Another scenario could be a portlet that processes a purchase order; in this case the portlet might define levels of purchasing authority in terms of purchasing roles. A service request to this portlet would include role information for the end user which would be used by the portlet to determine whether the purchase order is processed or not.
Key discussion points:
1. Should WSRP support the ability for portlets to implement these types of access control functions?
Nobody suggested that this type of functionality should not be supported.
2. Should WSRP define standard roles?
Considerable debate over this. Several felt that without some standard names/semantics, roles would be problematic. Suggestion that we define some basic roles to prevent the situation where different portal implementations make different assumptions about roles which could result in the portlet not being interoperable across portal implementations. It was also argued that a proliferation of producer-defined roles would be difficult to support by portals.

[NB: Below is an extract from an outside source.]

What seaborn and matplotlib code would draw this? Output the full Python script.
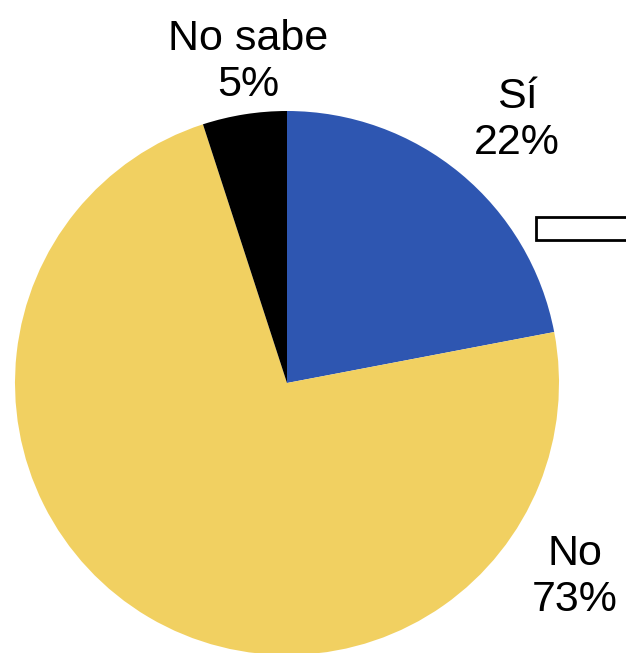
import matplotlib
matplotlib.use('Agg')
import matplotlib.pyplot as plt
import matplotlib.patches as mpatches
import seaborn as sns

labels = ['Sí', 'No', 'No sabe']
values = [22, 73, 5]
colors = ['#2E56B1', '#F1D061', '#000000']

sns.set_theme(style='white')
plt.rcParams['font.family'] = ['Liberation Sans', 'DejaVu Sans']

fig = plt.figure(figsize=(6.26, 6.53), dpi=100)
ax = fig.add_axes([0, 0, 1, 1])
ax.axis('off')

# pie centre and radius in pixel units (y measured from bottom)
ax.pie(values, colors=sns.color_palette(colors), startangle=90, counterclock=False,
       center=(287, 270), radius=272, wedgeprops=dict(linewidth=0))
ax.set_xlim(0, 626)
ax.set_ylim(0, 653)
ax.set_aspect('auto')

label_pos = {'Sí': (517, 533), 'No': (575, 76), 'No sabe': (248, 591)}
for lab, val in zip(labels, values):
    x, y = label_pos[lab]
    ax.text(x, y, f'{lab}\n{val}%', ha='center', va='center', fontsize=31,
            color='black', linespacing=1.17)

# partially visible legend box at the right edge
ax.add_patch(mpatches.Rectangle((536, 413), 110, 23, facecolor='white',
                                edgecolor='black', linewidth=2, clip_on=True))

fig.savefig('out.png', dpi=100)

Petr suggested some possible standard role definitions:
- administrator: access/modify basic/global settings
- editor: edit configuration settings(?)
- reader: views a portlet’s markup
The other side of the argument was that we should not call out specific role definitions. Dictating specific role behavior would be more or less arbitrary, and this would be too constraining and inflexible. Any given portlet could have a need for roles that are unique to that portlet and for which it doesn’t make sense to define a standard.

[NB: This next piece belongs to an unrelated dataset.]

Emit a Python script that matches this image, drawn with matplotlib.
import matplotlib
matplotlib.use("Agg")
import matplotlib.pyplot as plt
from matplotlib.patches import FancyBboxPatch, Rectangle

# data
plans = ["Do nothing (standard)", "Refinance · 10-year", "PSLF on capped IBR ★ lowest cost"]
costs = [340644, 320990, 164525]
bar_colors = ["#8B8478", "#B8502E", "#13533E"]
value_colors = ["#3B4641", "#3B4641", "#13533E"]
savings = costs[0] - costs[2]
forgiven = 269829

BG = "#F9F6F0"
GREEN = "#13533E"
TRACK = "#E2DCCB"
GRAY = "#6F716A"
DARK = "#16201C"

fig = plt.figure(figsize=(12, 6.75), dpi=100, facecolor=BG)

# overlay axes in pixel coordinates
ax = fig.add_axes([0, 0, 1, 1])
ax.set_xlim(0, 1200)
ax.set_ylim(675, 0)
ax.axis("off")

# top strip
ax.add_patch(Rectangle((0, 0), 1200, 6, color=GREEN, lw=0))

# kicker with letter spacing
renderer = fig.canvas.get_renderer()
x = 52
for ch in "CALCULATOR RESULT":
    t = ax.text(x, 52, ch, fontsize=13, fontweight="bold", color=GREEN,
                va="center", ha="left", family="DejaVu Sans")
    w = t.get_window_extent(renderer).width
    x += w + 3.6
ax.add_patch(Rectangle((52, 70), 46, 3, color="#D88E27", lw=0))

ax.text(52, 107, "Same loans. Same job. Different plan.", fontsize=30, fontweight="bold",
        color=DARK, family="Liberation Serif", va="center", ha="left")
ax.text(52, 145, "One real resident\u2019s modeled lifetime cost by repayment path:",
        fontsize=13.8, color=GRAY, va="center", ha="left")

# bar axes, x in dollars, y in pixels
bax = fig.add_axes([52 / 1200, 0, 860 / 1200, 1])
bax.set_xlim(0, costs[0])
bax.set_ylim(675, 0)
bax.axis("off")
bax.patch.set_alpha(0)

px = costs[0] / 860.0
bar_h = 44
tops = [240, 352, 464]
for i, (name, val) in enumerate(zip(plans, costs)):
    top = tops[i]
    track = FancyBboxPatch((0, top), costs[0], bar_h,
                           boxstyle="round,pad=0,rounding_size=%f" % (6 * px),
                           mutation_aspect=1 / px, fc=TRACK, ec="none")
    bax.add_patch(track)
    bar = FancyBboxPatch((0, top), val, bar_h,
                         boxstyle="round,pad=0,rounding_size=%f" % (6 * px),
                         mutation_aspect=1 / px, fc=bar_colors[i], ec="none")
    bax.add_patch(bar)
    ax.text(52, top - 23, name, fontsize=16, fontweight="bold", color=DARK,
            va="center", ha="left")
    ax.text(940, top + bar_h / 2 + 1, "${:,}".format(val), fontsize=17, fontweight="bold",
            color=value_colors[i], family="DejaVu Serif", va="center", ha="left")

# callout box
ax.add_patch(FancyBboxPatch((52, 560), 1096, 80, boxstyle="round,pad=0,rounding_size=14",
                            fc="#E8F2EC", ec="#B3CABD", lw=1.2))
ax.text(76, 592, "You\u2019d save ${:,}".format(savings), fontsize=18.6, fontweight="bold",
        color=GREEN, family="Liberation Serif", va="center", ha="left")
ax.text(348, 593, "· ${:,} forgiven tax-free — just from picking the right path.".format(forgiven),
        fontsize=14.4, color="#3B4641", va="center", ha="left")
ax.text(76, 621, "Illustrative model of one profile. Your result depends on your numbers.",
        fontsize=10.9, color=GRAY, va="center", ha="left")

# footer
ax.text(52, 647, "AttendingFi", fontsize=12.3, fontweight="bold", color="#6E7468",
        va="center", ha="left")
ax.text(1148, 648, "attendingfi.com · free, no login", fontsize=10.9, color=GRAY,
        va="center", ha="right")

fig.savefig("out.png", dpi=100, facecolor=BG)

Alejandro stated that this issue was examined in JSR168 and that no standard roles were going to be specified as part of that initiative.

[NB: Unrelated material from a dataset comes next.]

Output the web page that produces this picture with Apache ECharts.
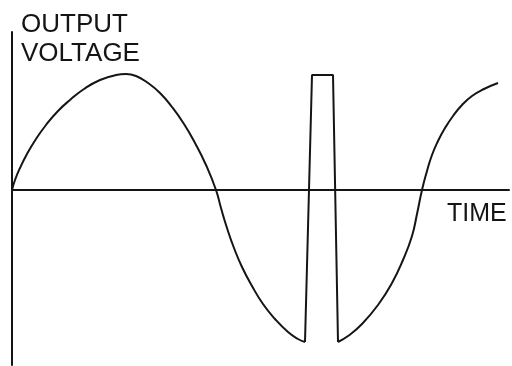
<!DOCTYPE html>
<html>
<head>
<meta charset="utf-8">
<script src="https://cdn.jsdelivr.net/npm/echarts@6/dist/echarts.min.js"></script>
<style>
  html, body { margin: 0; padding: 0; background: #fff; }
  #chart { width: 512px; height: 366px; }
</style>
</head>
<body>
<div id="chart"></div>
<script>
// points: [time, voltage], axis crossing = 0
const firstArc = [[0,0],[3,10],[8,22],[15,36],[24,51],[34,65],[46,79],[58,90],[72,101],[88,110],[104,115],[114,116],[124,114],[136,107],[148,97],[160,83],[172,66],[183,47],[194,25],[204,0],
    [209,-18],[215,-38],[222,-58],[230,-77],[240,-96],[251,-114],[263,-129],[276,-142],[286,-149],[293,-152]];
const spike = [[293,-152],[300,115],[321,115],[326,-152]];
const secondArc = [[326,-152],[336,-146],[350,-134],[366,-115],[380,-93],[391,-70],[400,-46],[405,-24],[410,0],
    [415,19],[420,35],[426,49],[433,62],[441,74],[450,85],[460,94],[472,101],[486,107]];

const yLabel = ['OUTPUT', 'VOLTAGE'];
const xLabel = 'TIME';

const ink = '#151515';
const font = 'Liberation Sans';

let myChart = echarts.init(document.getElementById('chart'));

let option = {
    animation: false,
    backgroundColor: '#fff',
    grid: {left: 12, right: 3, top: 32, bottom: 1},
    xAxis: {
        type: 'value', min: 0, max: 497,
        axisLine: {onZero: true, lineStyle: {color: ink, width: 2}},
        axisTick: {show: false}, axisLabel: {show: false}, splitLine: {show: false}
    },
    yAxis: {
        type: 'value', min: -175, max: 158,
        axisLine: {show: true, lineStyle: {color: ink, width: 2}},
        axisTick: {show: false}, axisLabel: {show: false}, splitLine: {show: false}
    },
    graphic: [
        {type: 'text', left: 21, top: 10, style: {text: yLabel.join('\n'), font: '26px "' + font + '"', lineHeight: 29, fill: ink}},
        {type: 'text', left: 447, top: 202, style: {text: xLabel, font: '25px "' + font + '"', fill: ink}}
    ],
    series: [
        {type: 'line', data: firstArc, smooth: 0.5, symbol: 'none', lineStyle: {color: ink, width: 2}},
        {type: 'line', data: spike, smooth: false, symbol: 'none', lineStyle: {color: ink, width: 2}},
        {type: 'line', data: secondArc, smooth: 0.5, symbol: 'none', lineStyle: {color: ink, width: 2}}
    ]
};

myChart.setOption(option);
</script>
</body>
</html>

It was proposed that portlets be able to define their own roles in their metadata, and that portals should provide a means to map users/groups/roles known to the portal to the roles defined by the portlet. The portal would pass the appropriate role to the portlet with each service request based on the mapping established for the current user. In the case where the portlet defines roles but the portal can not assert them, it may still be possible to have integration but there could be a reduced level of functionality in this scenario.
After further discussion, a consensus emerged around the latter scenario. This is consistent with the direction of JSR168. One issue for additional consideration is how to ensure that role descriptions are clear and unambiguous, such that a portal administrator will know exactly what capabilities they are granting portal users through portlet role mappings.
There was additional discussion surrounding a suggestion by Alejandro that there be separation of interfaces and roles for administrative vs. non-administrative usage. Argument was that there could be cases where someone configuring an administrative setting on a portlet should not have access to the portlet’s content output if the nature of the content is highly sensitive, and having separate interfaces for administrative interaction with the portlet would be provide more security. General consensus was that:
a) this scenario could be accommodated with a single interface and appropriate role partitioning and access control enforcement by the portlet
b) single interface for invoking administrative and non-administrative actions did not pose a significantly increased security risk
3. Discussion closed on the issue of how to make it as easy as possible for portlet authors to implement the most common access control case, which is to differentiate access to administrative functions(mainly setting configuration parameters).